John Papas Fire Forces Unwanted Vacation

An early morning kitchen fire at John Papas Cafe on Sunday did little damage to the dining room at the East Hampton restaurant, but the smell of smoke lingers and the restaurant will be closed until repairs can be made, its owner said. Michael Heller

In his 25 years in business, John Papas said he only closed the doors to his eponymous cafe once for an extended period — three years ago when he undertook a major renovation. That was until the early hours on Sunday when a fire broke out in the relatively new kitchen at John Papas Cafe. 

Sunday morning breakfast-goers were greeted with the smell of smoke rather than the smell of bacon when they showed up at the East Hampton eatery at 18 Park Place. They found the glass front door shattered into tiny pieces where first responders broke through after being called at about 2:15 a.m. 

An East Hampton Village police officer on patrol spotted smoke. Volunteer firefighters with the East Hampton Fire Department found heavy smoke in the building and a fire in the kitchen, according to Gerry Turza, the first assistant chief.

As customers peered through the windows at the Greek diner, a few hours after the last fire trucks had gone, the reason for the closure was not readily apparent (a sign did not go up until midday). The damage was contained to the kitchen. 

“I was very lucky that the policeman was outside and smelled something and I’m so grateful to those firefighters,” Mr. Papas said on Tuesday. Police quickly summoned him. “When I arrived here, there were four or five trucks and firefighters — about 30 of them, 40, I don’t know. It was like an army here. Customers, local people — it was like I had a big family here supporting me because I don’t really have many in this country. I am so grateful. They did a great job.” 

An Ansul system, a fire suppressant system designed for restaurants, had already been automatically activated to fight back the flames. Firefighters finished the job. The fire destroyed about a quarter of the kitchen, according to Mr. Papas, who leases the space, which is owned by Pat Trunzo.

About a quarter of the kitchen was destroyed, Mr. Papas said. “It could be worse. . . . The dining room, it’s okay except for the smell of smoke.”

The East Hampton Village fire marshal’s office is investigating the cause. Mr.
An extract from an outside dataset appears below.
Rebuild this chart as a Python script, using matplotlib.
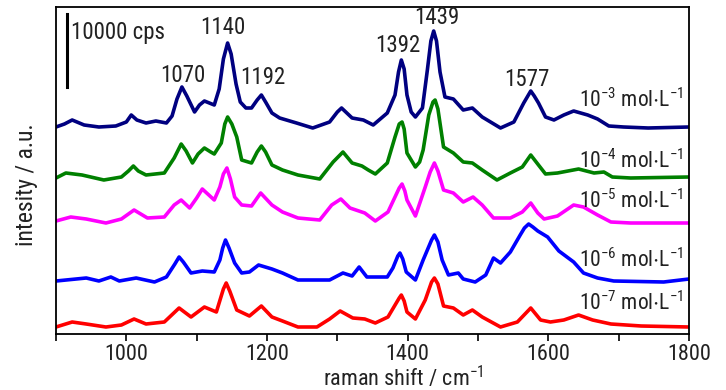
import matplotlib
matplotlib.use("Agg")
import matplotlib.pyplot as plt
from matplotlib import font_manager

# ---------------- data ----------------
w_1e3 = [900, 912, 923, 940, 961, 985, 1000, 1007, 1015, 1028, 1042, 1057, 1065, 1072, 1079, 1086, 1097, 1104, 1111,
         1125, 1132, 1138, 1144, 1149, 1156, 1162, 1170, 1178, 1186, 1192, 1198, 1207, 1218, 1242, 1265, 1289, 1300,
         1306, 1312, 1321, 1337, 1351, 1371, 1382, 1387, 1391, 1395, 1399, 1405, 1411, 1421, 1428, 1433, 1437, 1441,
         1446, 1453, 1465, 1479, 1492, 1506, 1532, 1551, 1565, 1575, 1580, 1586, 1596, 1608, 1622, 1636, 1656, 1670,
         1686, 1707, 1742, 1800]
i_1e3 = [207, 210, 214, 209, 207, 208, 212, 219, 214, 211, 213, 211, 218, 235, 247, 238, 222, 229, 233,
         229, 245, 275, 291, 280, 250, 232, 226, 226, 234, 239, 232, 221, 216, 211, 206, 212, 222,
         226, 222, 216, 214, 209, 221, 239, 262, 274, 265, 239, 222, 217, 226, 264, 293, 303, 293,
         262, 237, 235, 224, 226, 217, 206, 212, 231, 243, 238, 231, 217, 214, 219, 223, 219, 215,
         208, 207, 206, 207]

w_1e4 = [900, 914, 937, 968, 993, 1003, 1010, 1017, 1028, 1054, 1068, 1078, 1085, 1094, 1102, 1111, 1120, 1125, 1135,
         1140, 1144, 1150, 1157, 1164, 1178, 1186, 1192, 1198, 1207, 1222, 1244, 1275, 1294, 1308, 1321, 1335, 1344,
         1354, 1371, 1382, 1388, 1392, 1395, 1399, 1411, 1417, 1422, 1430, 1436, 1439, 1443, 1451, 1465, 1479, 1492,
         1506, 1527, 1546, 1563, 1575, 1586, 1596, 1613, 1643, 1665, 1679, 1691, 1717, 1800]
i_1e4 = [156, 161, 159, 154, 157, 163, 168, 163, 159, 161, 176, 190, 183, 171, 180, 186, 182, 180, 191,
         210, 217, 210, 197, 174, 171, 182, 188, 182, 169, 164, 159, 155, 172, 182, 171, 168, 164,
         160, 171, 197, 210, 212, 205, 181, 167, 172, 184, 219, 232, 234, 225, 187, 181, 172, 171,
         164, 154, 161, 167, 179, 169, 160, 161, 165, 161, 162, 157, 156, 157]

w_1e5 = [900, 921, 943, 971, 993, 1011, 1030, 1054, 1068, 1078, 1090, 1100, 1108, 1125, 1133, 1138, 1143, 1148, 1154,
         1164, 1178, 1191, 1207, 1222, 1244, 1275, 1292, 1305, 1318, 1339, 1354, 1372, 1382, 1388, 1392, 1396, 1399,
         1411, 1425, 1432, 1438, 1443, 1451, 1465, 1479, 1493, 1506, 1522, 1546, 1563, 1575, 1585, 1594, 1613, 1636,
         1650, 1670, 1689, 1717, 1800]
i_1e5 = [113, 117, 115, 111, 115, 124, 116, 117, 129, 134, 126, 136, 145, 134, 147, 160, 166, 155, 137,
         129, 128, 141, 129, 122, 116, 114, 129, 135, 126, 121, 113, 122, 137, 146, 150, 143, 134,
         118, 147, 162, 171, 163, 144, 141, 132, 137, 129, 116, 116, 122, 131, 121, 115, 118, 129,
         127, 119, 112, 111, 111]

w_1e6 = [900, 943, 961, 978, 990, 1014, 1040, 1057, 1069, 1075, 1081, 1092, 1108, 1125, 1133, 1137, 1141, 1146, 1154,
         1164, 1175, 1188, 1207, 1222, 1244, 1265, 1289, 1308, 1321, 1331, 1342, 1371, 1379, 1386, 1389, 1393, 1398,
         1411, 1422, 1434, 1438, 1443, 1449, 1458, 1472, 1479, 1496, 1511, 1522, 1532, 1546, 1560, 1566, 1572, 1578,
         1585, 1599, 1615, 1636, 1650, 1670, 1693, 1764, 1800]
i_1e6 = [53, 56, 53, 57, 53, 56, 52, 57, 70, 77, 72, 61, 63, 62, 74, 86, 94, 86, 71,
         61, 62, 69, 65, 61, 54, 54, 54, 61, 58, 67, 57, 57, 66, 78, 81, 75, 62,
         54, 74, 94, 99, 92, 74, 59, 61, 55, 52, 59, 76, 71, 82, 99, 106, 110, 107,
         103, 97, 83, 72, 61, 56, 53, 52, 55]

w_1e7 = [900, 923, 943, 971, 993, 1011, 1028, 1054, 1075, 1092, 1111, 1128, 1138, 1142, 1147, 1157, 1175, 1192, 1207,
         1222, 1244, 1271, 1289, 1304, 1322, 1339, 1354, 1372, 1388, 1391, 1395, 1399, 1411, 1425, 1434, 1438, 1443,
         1451, 1465, 1479, 1492, 1506, 1532, 1556, 1575, 1589, 1603, 1622, 1643, 1663, 1689, 1732, 1800]
i_1e7 = [7, 12, 10, 7, 9, 15, 10, 12, 26, 17, 27, 22, 45, 51, 43, 24, 18, 28, 17,
         13, 7, 7, 15, 23, 16, 15, 11, 17, 36, 39, 33, 22, 15, 34, 52, 56, 50,
         28, 26, 19, 24, 17, 7, 12, 26, 14, 12, 14, 19, 14, 10, 8, 7]

series_labels = [r"10$^{-3}$ mol$\cdot$L$^{-1}$", r"10$^{-4}$ mol$\cdot$L$^{-1}$", r"10$^{-5}$ mol$\cdot$L$^{-1}$",
                 r"10$^{-6}$ mol$\cdot$L$^{-1}$", r"10$^{-7}$ mol$\cdot$L$^{-1}$"]
series_colors = ["#000080", "#008000", "#FF00FF", "#0000FF", "#FF0000"]
label_heights = [227, 166, 126, 67, 24]

peak_texts = ["1070", "1140", "1192", "1392", "1439", "1577"]
peak_x = [1081, 1137, 1194, 1386, 1441, 1570]
peak_y = [259, 306, 256, 289, 316, 254]

scale_bar_units = 73       # height of a 10000 cps bar in plot units
scale_bar_label = "10000 cps"

xticks_major = [1000, 1200, 1400, 1600, 1800]

# ---------------- font ----------------
available = {f.name for f in font_manager.fontManager.ttflist}
main_font = "DejaVu Sans"
for cand in ["Liberation Sans Narrow", "Arial Narrow", "Roboto Condensed", "Liberation Sans", "Arial"]:
    if cand in available:
        main_font = cand
        break
plt.rcParams["font.family"] = [main_font, "DejaVu Sans"]
plt.rcParams["mathtext.fontset"] = "custom"
plt.rcParams["mathtext.rm"] = main_font
plt.rcParams["mathtext.it"] = main_font
plt.rcParams["mathtext.default"] = "regular"

TXT = "#222222"

fig = plt.figure(figsize=(7.26, 3.90), dpi=100)
ax = fig.add_axes([56 / 726, 1 - 334 / 390, (689 - 56) / 726, (334 - 7) / 390])

xs = [w_1e3, w_1e4, w_1e5, w_1e6, w_1e7]
ys = [i_1e3, i_1e4, i_1e5, i_1e6, i_1e7]
for xv, yv, c in zip(xs, ys, series_colors):
    ax.plot(xv, yv, color=c, lw=2.6, solid_joinstyle="round", solid_capstyle="round")

for lab, h in zip(series_labels, label_heights):
    ax.text(1792, h, lab, ha="right", va="baseline", fontsize=15.5, color=TXT)

for t, x, y in zip(peak_texts, peak_x, peak_y):
    ax.text(x, y, t, ha="center", va="center", fontsize=16.5, color=TXT)

# scale bar
bar_x = 916
bar_y0 = 247
ax.plot([bar_x, bar_x], [bar_y0, bar_y0 + scale_bar_units], color="black", lw=2.2)
ax.text(922, 302, scale_bar_label, ha="left", va="center", fontsize=16.5, color=TXT)

ax.set_xlim(900, 1800)
ax.set_ylim(0, 327)
ax.set_xticks(xticks_major)
ax.set_xticks(range(900, 1801, 100), minor=True)
ax.tick_params(axis="x", which="both", direction="out", length=5, width=1.2, labelsize=16, pad=2,
               labelcolor=TXT, top=False)
ax.set_yticks([])
for s in ax.spines.values():
    s.set_linewidth(1.3)

fig.text(403 / 726, 1 - 378 / 390, r"raman shift / cm$^{-1}$", ha="center", va="center",
         fontsize=16, color=TXT)
fig.text(27 / 726, 1 - 185 / 390, "intesity / a.u.", rotation=90, ha="center", va="center",
         fontsize=17, color=TXT)

fig.savefig("out.png", dpi=100)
Papas said he was told it may be electrical in nature, but it has not been confirmed. 

The question on everyone’s mind is this: When will John Papas Cafe reopen? “It’s too soon to tell,” the owner said. A lot has to be sorted out by the insurance companies. “If I take a wild guess? Two or three weeks.” 

Mr. Papas said the fire devastates him, but it is not the loss of business that is most upsetting. “I’m worried mostly about the people, the customers,” he said. “That’s why, the last three years, I haven’t had a day off!”

This most certainly is not the vacation he had in mind.